WHAT TO PRODUCE ->
Using the listing below, select the lines with the word "matplotlib" and copy them.

COLLECTED DATA ->

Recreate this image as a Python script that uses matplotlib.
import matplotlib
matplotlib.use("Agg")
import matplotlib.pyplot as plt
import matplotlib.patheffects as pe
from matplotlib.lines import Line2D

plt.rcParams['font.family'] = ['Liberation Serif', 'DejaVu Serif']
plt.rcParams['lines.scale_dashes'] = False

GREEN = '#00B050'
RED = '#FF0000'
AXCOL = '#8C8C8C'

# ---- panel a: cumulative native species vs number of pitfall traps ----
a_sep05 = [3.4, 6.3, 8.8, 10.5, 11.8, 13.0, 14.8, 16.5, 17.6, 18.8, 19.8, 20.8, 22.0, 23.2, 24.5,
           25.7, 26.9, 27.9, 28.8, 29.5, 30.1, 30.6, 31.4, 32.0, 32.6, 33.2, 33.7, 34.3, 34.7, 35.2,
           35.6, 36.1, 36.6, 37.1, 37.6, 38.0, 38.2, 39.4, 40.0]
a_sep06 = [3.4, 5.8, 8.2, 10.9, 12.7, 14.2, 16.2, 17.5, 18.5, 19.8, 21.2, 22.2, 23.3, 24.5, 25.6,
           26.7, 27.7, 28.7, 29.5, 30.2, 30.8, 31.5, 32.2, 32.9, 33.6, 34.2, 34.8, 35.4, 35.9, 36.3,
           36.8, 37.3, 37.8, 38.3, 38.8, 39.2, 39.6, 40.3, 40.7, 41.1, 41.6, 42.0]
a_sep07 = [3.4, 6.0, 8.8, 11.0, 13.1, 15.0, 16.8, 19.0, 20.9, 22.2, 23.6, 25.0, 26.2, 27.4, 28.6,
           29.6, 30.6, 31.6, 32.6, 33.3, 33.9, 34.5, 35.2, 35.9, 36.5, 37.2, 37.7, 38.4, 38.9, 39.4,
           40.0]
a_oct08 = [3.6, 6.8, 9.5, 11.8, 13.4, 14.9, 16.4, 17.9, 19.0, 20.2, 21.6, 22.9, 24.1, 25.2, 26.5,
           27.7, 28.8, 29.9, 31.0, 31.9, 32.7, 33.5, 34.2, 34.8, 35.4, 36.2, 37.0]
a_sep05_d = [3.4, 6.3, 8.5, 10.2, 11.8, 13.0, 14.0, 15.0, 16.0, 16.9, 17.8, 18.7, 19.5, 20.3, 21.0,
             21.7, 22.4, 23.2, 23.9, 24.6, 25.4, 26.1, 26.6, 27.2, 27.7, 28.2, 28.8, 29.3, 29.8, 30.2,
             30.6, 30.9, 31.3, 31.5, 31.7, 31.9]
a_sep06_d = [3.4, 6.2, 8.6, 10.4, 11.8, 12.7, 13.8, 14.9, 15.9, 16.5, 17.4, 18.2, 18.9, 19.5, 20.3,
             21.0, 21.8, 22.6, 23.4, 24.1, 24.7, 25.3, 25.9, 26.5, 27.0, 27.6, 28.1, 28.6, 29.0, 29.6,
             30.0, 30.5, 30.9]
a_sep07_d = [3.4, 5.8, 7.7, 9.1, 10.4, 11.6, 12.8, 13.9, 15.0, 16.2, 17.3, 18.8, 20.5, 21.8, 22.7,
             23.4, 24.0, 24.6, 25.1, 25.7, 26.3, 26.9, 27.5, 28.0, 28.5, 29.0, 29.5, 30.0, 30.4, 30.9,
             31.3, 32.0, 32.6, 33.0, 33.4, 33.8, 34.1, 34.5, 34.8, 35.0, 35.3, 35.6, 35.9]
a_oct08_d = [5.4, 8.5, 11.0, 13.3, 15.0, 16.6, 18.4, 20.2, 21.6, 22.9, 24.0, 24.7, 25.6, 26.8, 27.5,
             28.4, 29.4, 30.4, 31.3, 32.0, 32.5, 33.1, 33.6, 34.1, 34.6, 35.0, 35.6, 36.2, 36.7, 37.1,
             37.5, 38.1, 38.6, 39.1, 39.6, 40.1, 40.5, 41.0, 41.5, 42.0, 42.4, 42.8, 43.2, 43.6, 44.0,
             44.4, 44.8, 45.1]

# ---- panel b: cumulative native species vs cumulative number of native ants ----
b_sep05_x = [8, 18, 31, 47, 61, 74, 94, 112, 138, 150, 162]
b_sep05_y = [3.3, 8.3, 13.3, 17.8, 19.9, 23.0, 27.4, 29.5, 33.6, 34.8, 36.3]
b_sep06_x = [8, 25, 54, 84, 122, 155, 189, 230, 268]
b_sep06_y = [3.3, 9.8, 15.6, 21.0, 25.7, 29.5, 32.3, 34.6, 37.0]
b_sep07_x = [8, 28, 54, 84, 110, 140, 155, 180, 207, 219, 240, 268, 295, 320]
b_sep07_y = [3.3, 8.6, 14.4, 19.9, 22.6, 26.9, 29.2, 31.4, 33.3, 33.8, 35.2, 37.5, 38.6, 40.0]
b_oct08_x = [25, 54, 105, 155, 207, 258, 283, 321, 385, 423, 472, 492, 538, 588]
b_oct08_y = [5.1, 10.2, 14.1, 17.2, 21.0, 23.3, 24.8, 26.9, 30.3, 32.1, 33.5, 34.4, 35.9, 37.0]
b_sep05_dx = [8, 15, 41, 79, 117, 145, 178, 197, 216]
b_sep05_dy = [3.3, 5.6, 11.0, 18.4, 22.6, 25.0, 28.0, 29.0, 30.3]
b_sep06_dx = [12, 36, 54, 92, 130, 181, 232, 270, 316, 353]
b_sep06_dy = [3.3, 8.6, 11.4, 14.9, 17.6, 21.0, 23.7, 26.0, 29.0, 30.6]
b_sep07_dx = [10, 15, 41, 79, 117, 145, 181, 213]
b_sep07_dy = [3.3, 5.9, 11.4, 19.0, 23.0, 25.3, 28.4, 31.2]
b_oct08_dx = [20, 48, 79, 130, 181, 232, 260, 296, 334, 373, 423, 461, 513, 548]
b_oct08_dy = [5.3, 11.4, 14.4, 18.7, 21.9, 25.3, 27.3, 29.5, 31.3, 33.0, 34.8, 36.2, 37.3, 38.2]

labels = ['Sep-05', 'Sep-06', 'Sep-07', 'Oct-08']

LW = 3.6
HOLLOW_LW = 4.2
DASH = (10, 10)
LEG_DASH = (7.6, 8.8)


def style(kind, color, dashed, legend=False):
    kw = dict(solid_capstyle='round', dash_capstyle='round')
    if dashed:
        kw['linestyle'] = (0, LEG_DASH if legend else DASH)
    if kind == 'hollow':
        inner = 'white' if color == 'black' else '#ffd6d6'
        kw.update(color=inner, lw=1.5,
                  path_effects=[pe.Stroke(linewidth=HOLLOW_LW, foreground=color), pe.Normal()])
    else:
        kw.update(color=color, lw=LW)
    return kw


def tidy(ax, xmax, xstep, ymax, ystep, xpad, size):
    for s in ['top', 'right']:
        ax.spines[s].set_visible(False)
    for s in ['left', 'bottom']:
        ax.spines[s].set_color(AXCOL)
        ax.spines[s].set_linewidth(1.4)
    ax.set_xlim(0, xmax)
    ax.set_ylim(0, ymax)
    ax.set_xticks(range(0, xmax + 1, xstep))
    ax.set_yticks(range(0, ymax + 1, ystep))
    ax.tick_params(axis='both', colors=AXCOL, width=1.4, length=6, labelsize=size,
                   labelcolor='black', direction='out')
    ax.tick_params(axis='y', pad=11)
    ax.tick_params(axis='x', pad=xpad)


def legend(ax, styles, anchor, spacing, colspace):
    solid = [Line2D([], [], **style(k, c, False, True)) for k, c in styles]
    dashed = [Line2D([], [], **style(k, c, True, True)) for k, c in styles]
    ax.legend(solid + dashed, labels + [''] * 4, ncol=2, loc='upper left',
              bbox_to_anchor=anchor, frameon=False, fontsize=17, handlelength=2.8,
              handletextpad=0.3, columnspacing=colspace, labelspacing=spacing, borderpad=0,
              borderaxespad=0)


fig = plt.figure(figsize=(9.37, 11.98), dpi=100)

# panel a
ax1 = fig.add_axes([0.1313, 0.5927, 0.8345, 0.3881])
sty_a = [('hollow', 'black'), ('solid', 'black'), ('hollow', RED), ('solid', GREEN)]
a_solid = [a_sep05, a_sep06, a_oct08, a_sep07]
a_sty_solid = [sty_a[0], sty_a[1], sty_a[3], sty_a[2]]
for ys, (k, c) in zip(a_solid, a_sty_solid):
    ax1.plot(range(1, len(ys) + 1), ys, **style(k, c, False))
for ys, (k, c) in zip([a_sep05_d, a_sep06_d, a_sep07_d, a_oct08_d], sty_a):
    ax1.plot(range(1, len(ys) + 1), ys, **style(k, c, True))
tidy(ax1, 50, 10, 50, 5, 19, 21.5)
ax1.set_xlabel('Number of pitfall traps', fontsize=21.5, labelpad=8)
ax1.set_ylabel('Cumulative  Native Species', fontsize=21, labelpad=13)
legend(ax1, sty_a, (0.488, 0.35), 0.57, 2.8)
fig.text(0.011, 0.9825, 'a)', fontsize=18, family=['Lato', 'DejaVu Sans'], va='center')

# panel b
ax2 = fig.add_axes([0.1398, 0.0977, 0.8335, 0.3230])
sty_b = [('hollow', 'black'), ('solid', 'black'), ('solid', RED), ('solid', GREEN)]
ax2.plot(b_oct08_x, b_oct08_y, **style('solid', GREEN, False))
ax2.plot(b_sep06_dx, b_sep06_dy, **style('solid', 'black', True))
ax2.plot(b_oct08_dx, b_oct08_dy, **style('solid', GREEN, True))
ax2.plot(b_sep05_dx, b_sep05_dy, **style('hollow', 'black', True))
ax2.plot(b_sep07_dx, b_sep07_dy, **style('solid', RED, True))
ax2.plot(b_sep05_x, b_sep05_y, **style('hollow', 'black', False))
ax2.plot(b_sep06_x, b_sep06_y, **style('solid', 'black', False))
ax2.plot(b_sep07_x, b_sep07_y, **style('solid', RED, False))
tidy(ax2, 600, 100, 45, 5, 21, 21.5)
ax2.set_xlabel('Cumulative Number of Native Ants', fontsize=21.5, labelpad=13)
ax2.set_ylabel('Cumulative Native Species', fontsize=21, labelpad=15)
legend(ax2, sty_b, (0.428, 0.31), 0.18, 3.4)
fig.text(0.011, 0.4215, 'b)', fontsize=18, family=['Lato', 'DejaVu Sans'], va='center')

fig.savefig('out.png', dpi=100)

ANSWER TO THE PROBLEM ->
Recreate this image as a Python script that uses matplotlib.
import matplotlib
matplotlib.use("Agg")
import matplotlib.pyplot as plt
import matplotlib.patheffects as pe
from matplotlib.lines import Line2D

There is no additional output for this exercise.